Pertengahan bulan Oktober, saya bersama seorang teman berkesempatan mengunjungi wilayah perbatasan Indonesia – Malaysia. Tugas dari tempat kerja menjadi alasan resmi kehadiran kami disini. Bagi saya pribadi ini merupakan perjalanan berharga terlepas dari tugas yang diemban. 

Tepat depan musholah kecil itu, kami memberhentikan kendaraan, sejenak meluruskan badan yang payah setelah berkendara selama kurang lebih 3 jam. Kondisi badan jalan yang belum dikeraskan membuat motor kami harus terpeleset berpuluh kali. Saya tak sabar lagi mendengar kisah keseharian masyarakat di sini dengan kondisi akses yang terbatas seperti ini.

Setelah meneruskan perjalanan – dengan kondisi jalan yang masih sama – kami akhirnya menapaki jalan beton di pusat pemerintahan desa Temajuk. Warga begitu ramah menyambut kami, beberapa diantaranya menawarkan rumahnya untuk dijadikan tempat bermalam. Kami pun memilih rumah pak Johan, salah seorang ketua RT disana.

Kondisi perekonomian warga masih berjalan stabil. Biaya hidup disini memang lebih tinggi sebab harga barang meningkat 20% dari harga normal. Bahkan harga beberapa jenis barang kebutuhan seperti minyak tanah dan bahan bakar gas membengkak dua – tiga kali lipat.

Kondisi ini akan semakin parah dibulan November sampai Maret, saat dimana musim Landas (Hujan badai) tiba. Akses jalan menuju desa ini akan terputus, yang berarti distribusi barang pun berhenti. Masyarakat memilih untuk diam dirumah, tidak melaut pun tidak berkebun. Warga akan bertahan hidup dengan cadangan makanan yang mereka punya. Ekonomi lumpuh, kerawanan pangan mengintai.

“Kondisi ini sudah berlangsung selama 22 tahun mas, ini pun sudah lebih baik, ketimbang dulu, saat jalan belum berbentuk,” ujar Mansa ketua RT 16. Disela berbagai kekurangan desa Temajuk, warga tak banyak berharap. “Kita hanya minta satu, bukalah akses jalan yang layak bagi kami, agar roda ekonomi berputar,” harap Mansa.

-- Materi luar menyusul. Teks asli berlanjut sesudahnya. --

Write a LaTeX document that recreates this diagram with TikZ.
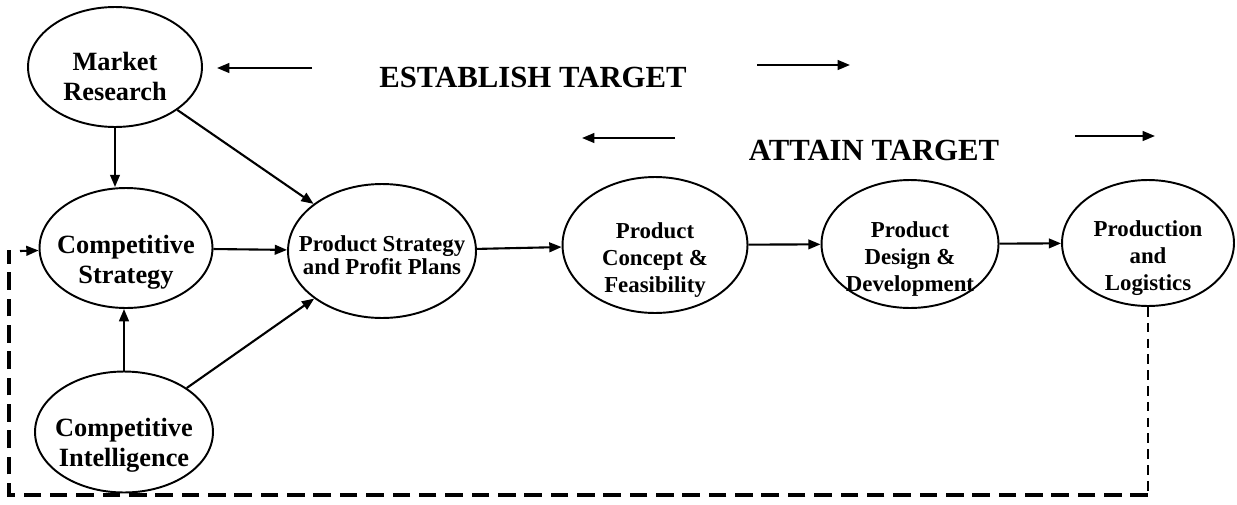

Aku tertegun. Sehari sebelumnya kami menyempatkan diri mengunjungi Desa Melano – Malaysia, yang berbatasan langsung dengan Desa Temajuk. Badan jalan yang terawat, akses transportasi laut yang selalu tersedia dan murah, gedung sekolah 4 tingkat dengan fasilitas yang serba gratis, dan pos Polisi Diraja Malaysia yang selalu siaga di dekat garis batas. Kondisi yang bertolak belakang dengan Desa Temajuk.

Ditengah nasionalisme yang kian luntur di negeri ini, warga Desa Temajuk masih menunjukkan semangatnya. “Tak usah khawatir mas, kami belum berpikir untuk pindah warga Negara, lagipula tak semudah itu untuk pindah. Kami terus membuka kebun di garis batas, agar garis itu tak bergeser,” jelas Mansa.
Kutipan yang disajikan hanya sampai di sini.